¿Por qué reducimos…


… la vida, a los días; los días, a horas; las horas, a minutos; los minutos, a segundos? ¿Por qué reducimos el mundo, a mi mundo, y mi mundo a mis intereses? ¿Por qué reducimos la humanidad, a lo que es para mí ser «ser humano», y lo que es «ser ser humano» a vivir bien, a desarrollo, a comododidad, a bienestar, a confianza en sí mismo? ¿Por qué reducimos la plenitud a satisfacción, la satisfacción a sentirse bien, al éxito, al aplauso? ¿Por qué reducimos?

Salía en una conversación que mantengo en otro foro.

Mi respuesta es sencilla:

Porque llamados a algo más grande, a vivir con Dios, a vivir la VIDA de Dios tendemos a hacer y construir las cosas y el mundo a nuestra medida. Creo que la respuesta es sencilla, una buena noticia para quien sepa y quiera ver, para quien quite el velo de su cabeza, para quien supere mediocridades, para quien sueña y para quien está despierto, para quien sufre y para quien corre. Una buena noticia para todos. Pero con semilla de Reino, con su exigencia y su valor. En nuestra vida está escrita la Palabra, en la historia, la salvación, que es la grandeza de Dios, el don sin límites y la vida que no termina. Es Dios que se da a sí mismo y se comparte. Por eso no le vemos, porque vemos personas o cosas, y su grandeza lo inunda todo y lo supera a su vez todo. Nuestro rostro, lo más íntimo de nosotros, la humanidad con mayúsculas es la del Hijo, y el Hijo es Dios. Y Dios es inconmensurable. Las palabras nos faltan, le hacemos entonces pequeño. Pero la huella, su huella está y permanece. Vivifica y eleva. Ansía y provoca. Vamos más allá. Sabemos que estamos entre «cosas pequeñas» y que el presente pasará. Pero continuamos la carrera, la búsqueda, la meta y el horizonte. Construimos proyectos, soñamos lo irrealizable. Y nos parece bueno, mejor que cualquier cosa. Anclados a lo posible por la realidad, algo se escapa a ella, y ese algo lo reconocemos como lo mejor, lo más grande, lo más poderoso, la felicidad, la verdad, lo más bello. Tenemos rostro de Hijo, rostro herido por el egoísmo y la inconstancia, que convierte todo a nuestra medida. Lo primero que vemos es la herida, nuestra cicatriz, y saltar por encima de ella omitiendo sus males y la posibilidad de volver a herirla nos hace plantearnos que mejor mantener los límites, seguir cerrado. Y reducimos. Entonces, reducimos.
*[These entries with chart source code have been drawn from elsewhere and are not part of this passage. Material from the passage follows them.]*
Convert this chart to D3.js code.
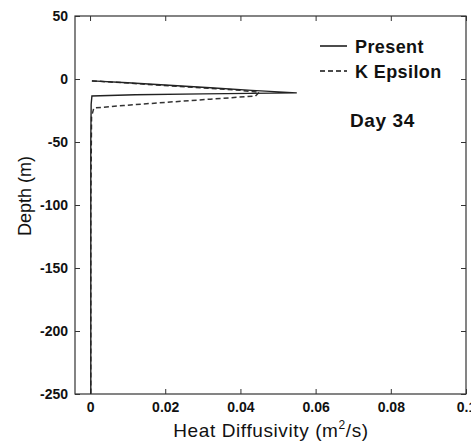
<!DOCTYPE html>
<html><head><meta charset="utf-8">
<script src="https://cdn.jsdelivr.net/npm/d3@7"></script>
<style>body{margin:0;background:#fff}svg{display:block}text{font-family:"Liberation Sans",Arial,sans-serif}</style>
</head><body>
<script>
// Data: depth (m) and heat diffusivity (m^2/s)
const presentDepth = [-1.5, -3, -5, -7, -9, -11, -11.8, -12.5, -13.5, -20, -50, -100, -150, -200, -250];
const presentValue = [0.0005, 0.010, 0.021, 0.032, 0.043, 0.055, 0.030, 0.012, 0.0005, 0.0003, 0.0002, 0.0002, 0.0002, 0.0002, 0.0002];
const kepsDepth = [-1.5, -3, -5, -7, -9, -10.5, -13.5, -16, -19, -21, -23, -30, -66, -100, -250];
const kepsValue = [0.0005, 0.009, 0.019, 0.030, 0.040, 0.045, 0.044, 0.032, 0.018, 0.009, 0.001, 0.0004, 0.0003, 0.0002, 0.0002];
const xTicks = [0, 0.02, 0.04, 0.06, 0.08, 0.1];
const xTickLabels = ["0", "0.02", "0.04", "0.06", "0.08", "0.1"];
const yTicks = [50, 0, -50, -100, -150, -200, -250];
const seriesNames = ["Present", "K Epsilon"];
const annotation = "Day 34";

const W = 471, H = 443;
const m = {left: 75, top: 16, right: 5, bottom: 49};
const svg = d3.select("body").append("svg").attr("width", W).attr("height", H);
const x = d3.scaleLinear().domain([-0.004, 0.1]).range([m.left, W - m.right]);
const y = d3.scaleLinear().domain([-250, 50]).range([H - m.bottom, m.top]);

const axisColor = "#333";
const g = svg.append("g");
// frame
g.append("rect").attr("x", x.range()[0]).attr("y", y.range()[1])
  .attr("width", x.range()[1] - x.range()[0]).attr("height", y.range()[0] - y.range()[1])
  .attr("fill", "none").attr("stroke", axisColor).attr("stroke-width", 1.2);

function styleAxis(sel, showLabels) {
  sel.select(".domain").remove();
  sel.selectAll(".tick line").attr("stroke", axisColor).attr("stroke-width", 1);
  sel.selectAll(".tick text").attr("font-size", 14).attr("font-weight", "bold").attr("fill", "#111")
     .style("display", showLabels ? null : "none");
}
const tickLen = 5;
g.append("g").attr("transform", `translate(0,${y.range()[0]})`)
  .call(d3.axisBottom(x).tickValues(xTicks).tickFormat((d, i) => xTickLabels[i]).tickSizeInner(-tickLen).tickSizeOuter(0).tickPadding(8))
  .call(s => styleAxis(s, true));
g.append("g").attr("transform", `translate(0,${y.range()[1]})`)
  .call(d3.axisTop(x).tickValues(xTicks).tickSizeInner(-tickLen).tickSizeOuter(0))
  .call(s => styleAxis(s, false));
g.append("g").attr("transform", `translate(${x.range()[0]},0)`)
  .call(d3.axisLeft(y).tickValues(yTicks).tickFormat(d => String(d)).tickSizeInner(-tickLen).tickSizeOuter(0).tickPadding(7))
  .call(s => styleAxis(s, true));
g.append("g").attr("transform", `translate(${x.range()[1]},0)`)
  .call(d3.axisRight(y).tickValues(yTicks).tickSizeInner(-tickLen).tickSizeOuter(0))
  .call(s => styleAxis(s, false));

const line = d3.line().x(d => x(d[1])).y(d => y(d[0]));
const present = presentDepth.map((d, i) => [d, presentValue[i]]);
const keps = kepsDepth.map((d, i) => [d, kepsValue[i]]);
g.append("path").attr("d", line(keps)).attr("fill", "none").attr("stroke", "#333")
  .attr("stroke-width", 1.5).attr("stroke-dasharray", "5,3");
g.append("path").attr("d", line(present)).attr("fill", "none").attr("stroke", "#222")
  .attr("stroke-width", 1.4);

// legend
const lg = svg.append("g");
[["none", 46], ["5,3", 71]].forEach((s, i) => {
  lg.append("line").attr("x1", 320).attr("x2", 347).attr("y1", s[1]).attr("y2", s[1])
    .attr("stroke", "#111").attr("stroke-width", 1.5).attr("stroke-dasharray", s[0]);
  lg.append("text").attr("x", 355).attr("y", s[1] + 7).attr("font-size", 18).attr("fill", "#111")
    .attr("font-weight", "bold").attr("letter-spacing", 0.4).text(seriesNames[i]);
});
svg.append("text").attr("x", 350).attr("y", 127).attr("font-size", 19).attr("font-weight", "bold")
  .attr("letter-spacing", 0.6).attr("fill", "#111").text(annotation);

// axis titles
const xt = svg.append("text").attr("x", 271).attr("y", 437).attr("text-anchor", "middle")
  .attr("font-size", 19).attr("letter-spacing", 0.6).attr("fill", "#111");
xt.append("tspan").text("Heat Diffusivity (m");
xt.append("tspan").attr("dy", -8).attr("font-size", 12).text("2");
xt.append("tspan").attr("dy", 8).text("/s)");
svg.append("text").attr("transform", "translate(31,196) rotate(-90)").attr("text-anchor", "middle")
  .attr("font-size", 18).attr("fill", "#111").text("Depth (m)");
</script>
</body></html>
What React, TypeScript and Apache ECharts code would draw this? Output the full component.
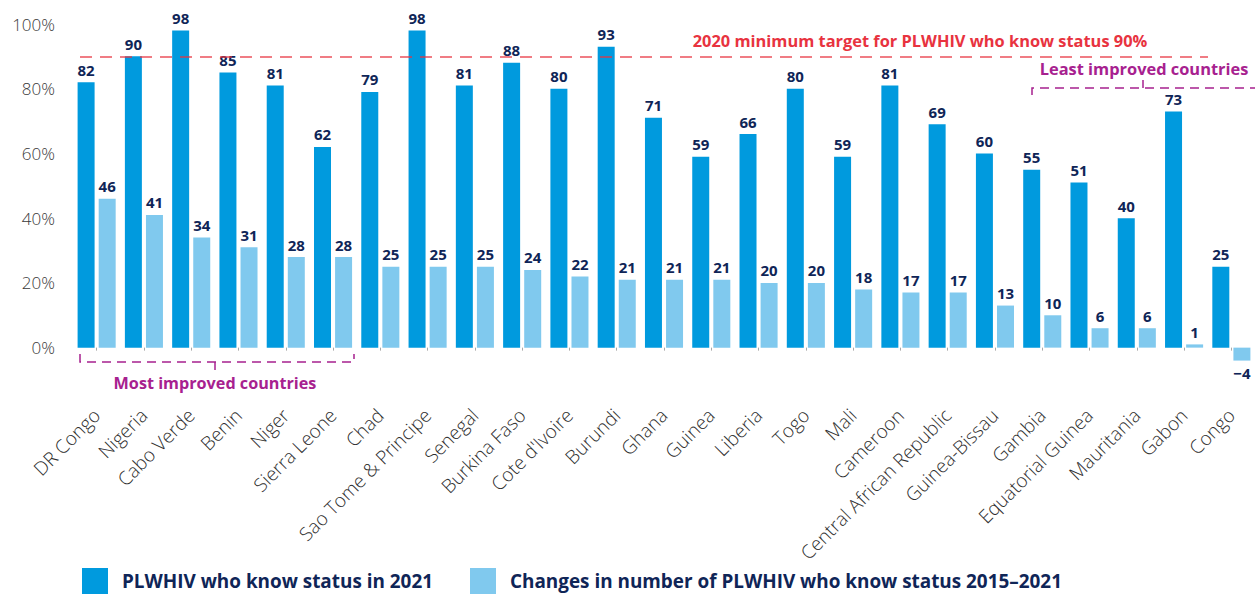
import React, { useEffect, useRef } from "react";
import * as echarts from "echarts";

const categories = [
  "DR Congo", "Nigeria", "Cabo Verde", "Benin", "Niger", "Sierra Leone", "Chad",
  "Sao Tome & Principe", "Senegal", "Burkina Faso", "Cote d'Ivoire", "Burundi",
  "Ghana", "Guinea", "Liberia", "Togo", "Mali", "Cameroon",
  "Central African Republic", "Guinea-Bissau", "Gambia", "Equatorial Guinea",
  "Mauritania", "Gabon", "Congo",
];
const knowStatus2021 = [82, 90, 98, 85, 81, 62, 79, 98, 81, 88, 80, 93, 71, 59, 66, 80, 59, 81, 69, 60, 55, 51, 40, 73, 25];
const change2015to2021 = [46, 41, 34, 31, 28, 28, 25, 25, 25, 24, 22, 21, 21, 21, 20, 20, 18, 17, 17, 13, 10, 6, 6, 1, -4];
const targetValue = 90;
const seriesNames = ["PLWHIV who know status in 2021", "Changes in number of PLWHIV who know status 2015\u20132021"];
const targetText = "2020 minimum target for PLWHIV who know status 90%";
const mostText = "Most improved countries";
const leastText = "Least improved countries";

const DARK = "#009ade";
const LIGHT = "#80c9ee";
const NAVY = "#0f2557";
const RED = "#e8333f";
const PURPLE = "#a7218f";
const FONT = "'Open Sans', 'Noto Sans', sans-serif";

export default function App() {
  const ref = useRef<HTMLDivElement>(null);
  useEffect(() => {
    document.body.style.margin = "0";
    if (!ref.current) return;
    const chart = echarts.init(ref.current, null, { renderer: "svg" });
    const labelCommon = {
      show: true,
      position: "top" as const,
      distance: 5,
      color: NAVY,
      fontWeight: "bold" as const,
      fontSize: 15,
      fontFamily: FONT,
      formatter: (p: any) => String(p.value).replace("-", "\u2212"),
    };
    chart.setOption({
      animation: false,
      grid: { left: 73, width: 1189, top: 24, bottom: 214, containLabel: false },
      legend: {
        left: 82,
        top: 568,
        padding: 0,
        itemWidth: 26,
        itemHeight: 26,
        itemGap: 37,
        icon: "rect",
        selectedMode: false,
        textStyle: { color: NAVY, fontWeight: "bold", fontSize: 18.9, lineHeight: 19, fontFamily: FONT, padding: [0, 0, 0, 9] },
        data: seriesNames,
      },
      xAxis: {
        type: "category",
        data: categories,
        axisLine: { show: false },
        axisTick: { show: true, alignWithLabel: true, length: 3, lineStyle: { color: "#aaaaaa" } },
        axisLabel: {
          rotate: 45,
          margin: 32,
          interval: 0,
          color: "#2e2e2e",
          fontSize: 19,
          fontWeight: 300,
          fontFamily: FONT,
        },
      },
      yAxis: {
        type: "value",
        min: -10,
        max: 100,
        interval: 10,
        axisLine: { show: false },
        axisTick: { show: false },
        splitLine: { show: false },
        axisLabel: {
          margin: 18,
          color: "#3a3a3a",
          fontSize: 17,
          fontWeight: 300,
          fontFamily: FONT,
          formatter: (v: number) => (v >= 0 && v % 20 === 0 ? v + "%" : ""),
        },
      },
      series: [
        {
          name: seriesNames[0],
          type: "bar",
          data: knowStatus2021,
          barWidth: 17,
          barGap: "24%",
          itemStyle: { color: DARK },
          label: labelCommon,
          markLine: {
            silent: true,
            symbol: "none",
            label: { show: false },
            lineStyle: { color: RED, type: [12, 8], width: 1.5, opacity: 0.85 },
            data: [[{ x: 80, yAxis: targetValue }, { x: 1208, yAxis: targetValue }]],
          },
        },
        {
          name: seriesNames[1],
          type: "bar",
          data: change2015to2021.map((v) => (v < 0 ? { value: v, label: { position: "bottom" } } : v)),
          barWidth: 17,
          barGap: "24%",
          itemStyle: { color: LIGHT },
          label: labelCommon,
        },
      ],
      graphic: [
        {
          type: "text",
          x: 920,
          y: 40,
          style: { text: targetText, fill: RED, fontSize: 16.4, fontWeight: "bold", fontFamily: FONT, align: "center", verticalAlign: "middle" },
        },
        {
          type: "polyline",
          shape: { points: [[80, 354], [80, 362], [354, 362], [354, 354]] },
          style: { stroke: PURPLE, lineWidth: 1.5, lineDash: [9, 6], fill: null },
        },
        {
          type: "line",
          shape: { x1: 215, y1: 362, x2: 215, y2: 370 },
          style: { stroke: PURPLE, lineWidth: 1.5 },
        },
        {
          type: "text",
          x: 215,
          y: 383,
          style: { text: mostText, fill: PURPLE, fontSize: 16.2, fontWeight: "bold", fontFamily: FONT, align: "center", verticalAlign: "middle" },
        },
        {
          type: "polyline",
          shape: { points: [[1032, 95], [1032, 88], [1262, 88]] },
          style: { stroke: PURPLE, lineWidth: 1.5, lineDash: [9, 6], fill: null },
        },
        {
          type: "line",
          shape: { x1: 1143, y1: 80, x2: 1143, y2: 88 },
          style: { stroke: PURPLE, lineWidth: 1.5 },
        },
        {
          type: "text",
          x: 1144,
          y: 68,
          style: { text: leastText, fill: PURPLE, fontSize: 16.4, fontWeight: "bold", fontFamily: FONT, align: "center", verticalAlign: "middle" },
        },
      ],
    });
    return () => chart.dispose();
  }, []);
  return <div ref={ref} style={{ width: 1255, height: 594 }} />;
}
¿Quién nos dejará ver las cosas tal y como son, sin nuestras palabras, prejuicios y criterios? ¿Quién nos asomará al misterio y quién se asomará al misterio y dirá su nombre? Dos mundos existen: el mío y el mundo. Dos actitudes: apertura o cerrazón. Dos conformidades: pasiva o activa.

Y así, tantas veces cuanto sea necesario. Y en cada reducción, un grito y una disconformidad. Esto es algo, pero nunca todo. Y «todo» es todo, y Todo me espera, me llama.